## Stored data
▽

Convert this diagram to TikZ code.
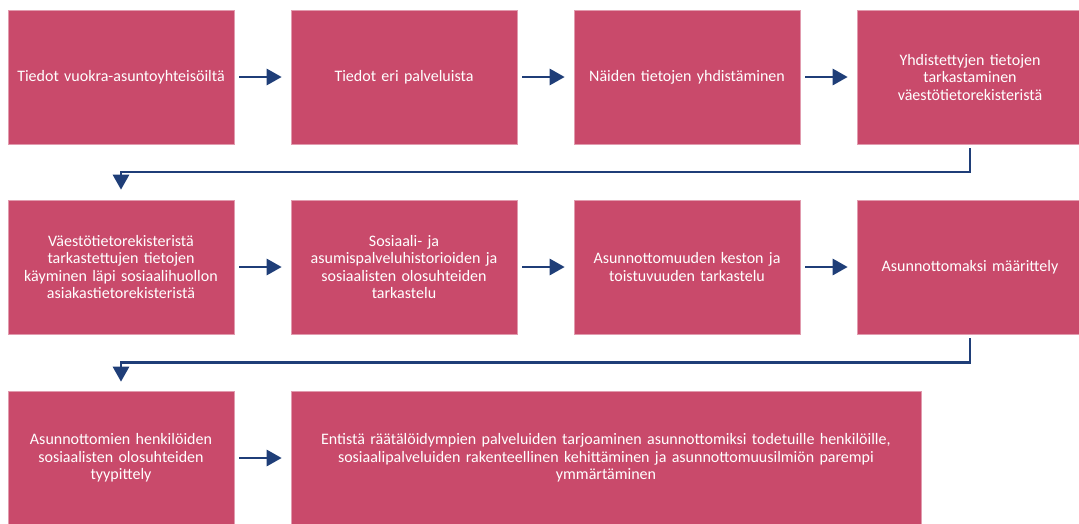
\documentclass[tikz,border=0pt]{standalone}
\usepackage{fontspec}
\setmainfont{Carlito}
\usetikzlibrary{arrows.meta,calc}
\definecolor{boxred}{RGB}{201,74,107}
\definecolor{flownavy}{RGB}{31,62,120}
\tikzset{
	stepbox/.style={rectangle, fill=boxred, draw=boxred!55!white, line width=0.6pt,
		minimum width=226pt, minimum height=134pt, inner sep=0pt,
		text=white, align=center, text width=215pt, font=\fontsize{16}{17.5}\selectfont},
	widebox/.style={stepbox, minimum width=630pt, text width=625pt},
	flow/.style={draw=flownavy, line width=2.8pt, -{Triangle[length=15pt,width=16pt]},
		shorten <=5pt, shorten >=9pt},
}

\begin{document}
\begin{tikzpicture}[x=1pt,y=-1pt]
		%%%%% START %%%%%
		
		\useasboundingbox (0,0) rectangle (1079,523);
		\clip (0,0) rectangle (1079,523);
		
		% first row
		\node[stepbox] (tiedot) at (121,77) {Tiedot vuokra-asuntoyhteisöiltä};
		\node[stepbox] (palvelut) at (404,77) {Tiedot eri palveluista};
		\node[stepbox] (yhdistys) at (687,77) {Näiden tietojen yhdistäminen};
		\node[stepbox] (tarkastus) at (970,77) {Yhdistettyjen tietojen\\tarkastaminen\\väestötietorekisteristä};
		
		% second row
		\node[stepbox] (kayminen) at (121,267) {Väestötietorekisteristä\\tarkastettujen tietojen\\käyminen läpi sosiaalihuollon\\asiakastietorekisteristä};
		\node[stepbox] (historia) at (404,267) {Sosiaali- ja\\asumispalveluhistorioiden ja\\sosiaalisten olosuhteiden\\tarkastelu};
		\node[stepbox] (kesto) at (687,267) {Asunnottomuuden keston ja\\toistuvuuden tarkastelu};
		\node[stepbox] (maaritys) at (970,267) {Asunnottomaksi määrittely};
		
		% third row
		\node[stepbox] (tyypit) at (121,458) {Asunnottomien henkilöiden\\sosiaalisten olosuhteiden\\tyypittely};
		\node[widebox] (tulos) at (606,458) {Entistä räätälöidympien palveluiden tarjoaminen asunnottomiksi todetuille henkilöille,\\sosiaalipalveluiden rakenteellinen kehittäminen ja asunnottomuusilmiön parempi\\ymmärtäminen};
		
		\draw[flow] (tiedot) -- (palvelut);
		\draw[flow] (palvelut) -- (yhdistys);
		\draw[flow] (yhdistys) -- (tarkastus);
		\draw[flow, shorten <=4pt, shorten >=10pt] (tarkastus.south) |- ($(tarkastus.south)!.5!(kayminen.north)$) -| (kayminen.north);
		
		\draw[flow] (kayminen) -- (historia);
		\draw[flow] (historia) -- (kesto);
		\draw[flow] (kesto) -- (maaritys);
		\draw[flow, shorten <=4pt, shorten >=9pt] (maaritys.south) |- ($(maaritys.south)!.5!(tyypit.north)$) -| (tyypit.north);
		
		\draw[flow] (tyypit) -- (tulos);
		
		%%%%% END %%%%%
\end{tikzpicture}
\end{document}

△
▽

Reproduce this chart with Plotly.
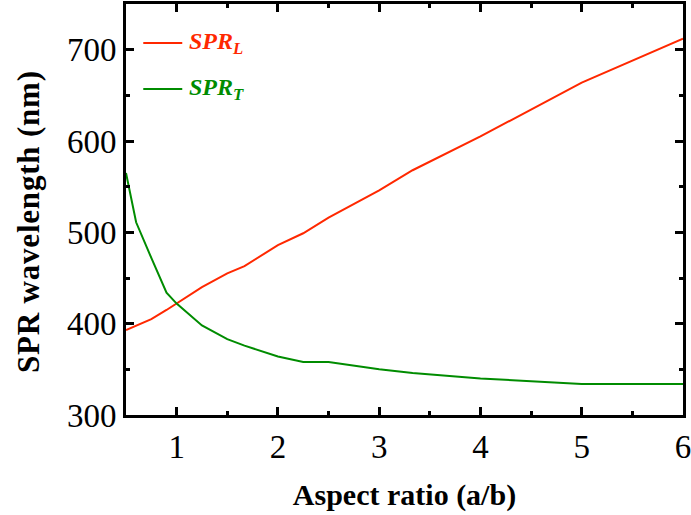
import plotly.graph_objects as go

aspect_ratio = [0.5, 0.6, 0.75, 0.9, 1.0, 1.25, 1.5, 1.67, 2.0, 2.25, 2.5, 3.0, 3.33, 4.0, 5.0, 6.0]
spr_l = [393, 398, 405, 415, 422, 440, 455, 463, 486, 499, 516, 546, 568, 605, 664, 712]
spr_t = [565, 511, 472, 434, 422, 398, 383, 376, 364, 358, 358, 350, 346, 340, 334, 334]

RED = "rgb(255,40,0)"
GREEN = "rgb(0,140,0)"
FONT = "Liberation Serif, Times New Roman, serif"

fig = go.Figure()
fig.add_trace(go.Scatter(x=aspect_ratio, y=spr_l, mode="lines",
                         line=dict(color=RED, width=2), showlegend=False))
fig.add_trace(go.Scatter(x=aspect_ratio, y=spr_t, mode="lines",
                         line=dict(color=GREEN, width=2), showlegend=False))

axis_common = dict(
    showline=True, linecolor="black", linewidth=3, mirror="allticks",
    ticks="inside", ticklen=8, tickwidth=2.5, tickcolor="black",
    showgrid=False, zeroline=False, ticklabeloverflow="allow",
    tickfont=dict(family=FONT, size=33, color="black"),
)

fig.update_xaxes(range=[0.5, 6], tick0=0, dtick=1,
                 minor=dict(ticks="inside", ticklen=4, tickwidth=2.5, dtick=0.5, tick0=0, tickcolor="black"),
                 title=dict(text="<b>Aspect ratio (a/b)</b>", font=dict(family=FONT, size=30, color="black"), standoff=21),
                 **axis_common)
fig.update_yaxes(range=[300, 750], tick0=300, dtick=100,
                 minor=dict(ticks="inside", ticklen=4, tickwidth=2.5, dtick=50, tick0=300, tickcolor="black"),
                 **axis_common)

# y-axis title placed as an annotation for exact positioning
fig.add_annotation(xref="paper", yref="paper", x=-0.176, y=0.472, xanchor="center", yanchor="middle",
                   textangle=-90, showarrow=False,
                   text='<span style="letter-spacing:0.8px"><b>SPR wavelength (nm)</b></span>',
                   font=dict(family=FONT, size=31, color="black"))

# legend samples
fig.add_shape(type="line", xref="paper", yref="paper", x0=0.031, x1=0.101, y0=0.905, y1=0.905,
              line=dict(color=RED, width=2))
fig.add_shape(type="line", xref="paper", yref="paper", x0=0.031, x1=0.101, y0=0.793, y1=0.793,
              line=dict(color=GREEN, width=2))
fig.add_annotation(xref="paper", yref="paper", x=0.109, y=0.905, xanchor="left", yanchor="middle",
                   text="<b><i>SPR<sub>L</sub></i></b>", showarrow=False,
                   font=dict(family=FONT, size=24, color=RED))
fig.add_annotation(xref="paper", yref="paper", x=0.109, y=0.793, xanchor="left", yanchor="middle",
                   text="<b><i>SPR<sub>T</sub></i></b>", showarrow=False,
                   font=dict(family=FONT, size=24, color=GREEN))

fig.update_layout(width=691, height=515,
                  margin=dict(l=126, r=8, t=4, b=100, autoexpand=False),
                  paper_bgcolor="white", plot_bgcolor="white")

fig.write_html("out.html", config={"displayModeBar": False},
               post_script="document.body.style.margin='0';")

△
▽

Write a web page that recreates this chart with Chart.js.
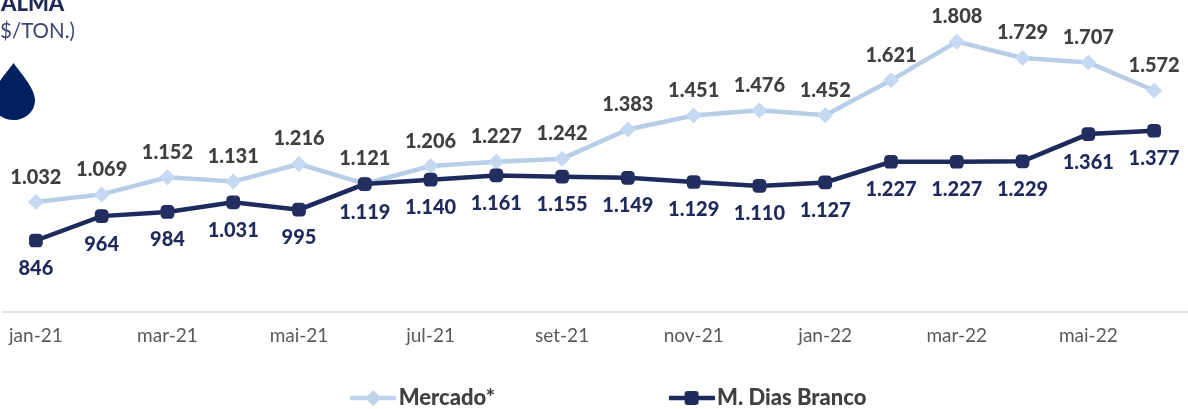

△

Copy exactly the stretch of lines from the one containing "Reproduce this chart with Plotly." through the one containing "Serif, Times New", both included. Leave out any pictures.

Reproduce this chart with Plotly.
import plotly.graph_objects as go

aspect_ratio = [0.5, 0.6, 0.75, 0.9, 1.0, 1.25, 1.5, 1.67, 2.0, 2.25, 2.5, 3.0, 3.33, 4.0, 5.0, 6.0]
spr_l = [393, 398, 405, 415, 422, 440, 455, 463, 486, 499, 516, 546, 568, 605, 664, 712]
spr_t = [565, 511, 472, 434, 422, 398, 383, 376, 364, 358, 358, 350, 346, 340, 334, 334]

RED = "rgb(255,40,0)"
GREEN = "rgb(0,140,0)"
FONT = "Liberation Serif, Times New Roman, serif"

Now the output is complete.